▶ **AIM OF THE EXERCISE**: Wherever a line below holds the word "with", copy that line.

▶ **STORED DATA**:
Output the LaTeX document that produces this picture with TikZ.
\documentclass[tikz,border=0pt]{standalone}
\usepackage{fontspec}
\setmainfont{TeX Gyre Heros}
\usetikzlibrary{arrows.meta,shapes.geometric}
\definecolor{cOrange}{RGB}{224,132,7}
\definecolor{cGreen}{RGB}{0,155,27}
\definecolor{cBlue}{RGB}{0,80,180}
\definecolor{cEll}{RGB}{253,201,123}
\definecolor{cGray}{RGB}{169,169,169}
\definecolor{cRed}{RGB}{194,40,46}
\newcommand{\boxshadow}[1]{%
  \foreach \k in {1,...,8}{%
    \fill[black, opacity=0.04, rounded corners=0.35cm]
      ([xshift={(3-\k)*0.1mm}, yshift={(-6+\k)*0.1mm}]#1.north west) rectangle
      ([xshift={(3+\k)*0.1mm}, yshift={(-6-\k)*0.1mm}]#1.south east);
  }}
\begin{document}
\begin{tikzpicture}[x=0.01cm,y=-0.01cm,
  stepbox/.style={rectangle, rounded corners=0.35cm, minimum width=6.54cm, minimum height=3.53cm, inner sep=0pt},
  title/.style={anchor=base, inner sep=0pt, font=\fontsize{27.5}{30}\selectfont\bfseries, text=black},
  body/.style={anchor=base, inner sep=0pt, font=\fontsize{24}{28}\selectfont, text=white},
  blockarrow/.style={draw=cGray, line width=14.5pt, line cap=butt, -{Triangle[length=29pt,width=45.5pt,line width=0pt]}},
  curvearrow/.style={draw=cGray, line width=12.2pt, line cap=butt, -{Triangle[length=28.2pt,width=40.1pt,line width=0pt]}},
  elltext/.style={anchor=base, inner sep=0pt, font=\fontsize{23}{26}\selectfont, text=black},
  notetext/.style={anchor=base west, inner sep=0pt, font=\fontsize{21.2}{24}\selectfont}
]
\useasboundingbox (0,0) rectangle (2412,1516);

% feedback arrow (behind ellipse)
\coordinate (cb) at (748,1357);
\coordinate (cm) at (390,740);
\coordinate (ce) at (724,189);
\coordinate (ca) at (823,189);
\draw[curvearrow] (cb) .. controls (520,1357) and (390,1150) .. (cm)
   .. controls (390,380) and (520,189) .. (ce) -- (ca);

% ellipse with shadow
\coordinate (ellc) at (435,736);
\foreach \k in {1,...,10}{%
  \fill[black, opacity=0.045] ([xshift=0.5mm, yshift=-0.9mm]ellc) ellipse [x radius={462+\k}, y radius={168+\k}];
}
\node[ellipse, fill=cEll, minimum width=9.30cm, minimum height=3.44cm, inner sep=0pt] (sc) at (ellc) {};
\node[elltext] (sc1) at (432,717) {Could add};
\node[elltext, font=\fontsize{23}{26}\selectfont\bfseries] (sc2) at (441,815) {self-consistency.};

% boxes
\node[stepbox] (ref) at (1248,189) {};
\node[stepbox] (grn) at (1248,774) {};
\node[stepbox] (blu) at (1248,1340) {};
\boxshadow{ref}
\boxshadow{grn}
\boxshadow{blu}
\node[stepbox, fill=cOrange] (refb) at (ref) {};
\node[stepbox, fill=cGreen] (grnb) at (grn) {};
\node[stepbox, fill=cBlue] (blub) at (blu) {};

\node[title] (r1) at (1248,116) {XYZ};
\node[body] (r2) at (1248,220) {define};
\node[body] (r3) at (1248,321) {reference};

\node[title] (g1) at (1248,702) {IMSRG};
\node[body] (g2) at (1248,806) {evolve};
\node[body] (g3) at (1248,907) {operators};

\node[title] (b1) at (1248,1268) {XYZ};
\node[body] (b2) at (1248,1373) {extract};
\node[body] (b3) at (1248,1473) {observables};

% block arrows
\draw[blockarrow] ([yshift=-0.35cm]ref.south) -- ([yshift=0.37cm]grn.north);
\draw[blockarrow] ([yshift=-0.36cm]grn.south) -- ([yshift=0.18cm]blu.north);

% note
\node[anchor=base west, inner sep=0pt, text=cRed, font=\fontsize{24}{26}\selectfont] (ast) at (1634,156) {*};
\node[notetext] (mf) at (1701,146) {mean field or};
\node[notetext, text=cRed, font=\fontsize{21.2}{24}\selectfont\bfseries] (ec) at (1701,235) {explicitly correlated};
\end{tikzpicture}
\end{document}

▶ **ANSWER TO THE PROBLEM**:
Output the LaTeX document that produces this picture with TikZ.
% ellipse with shadow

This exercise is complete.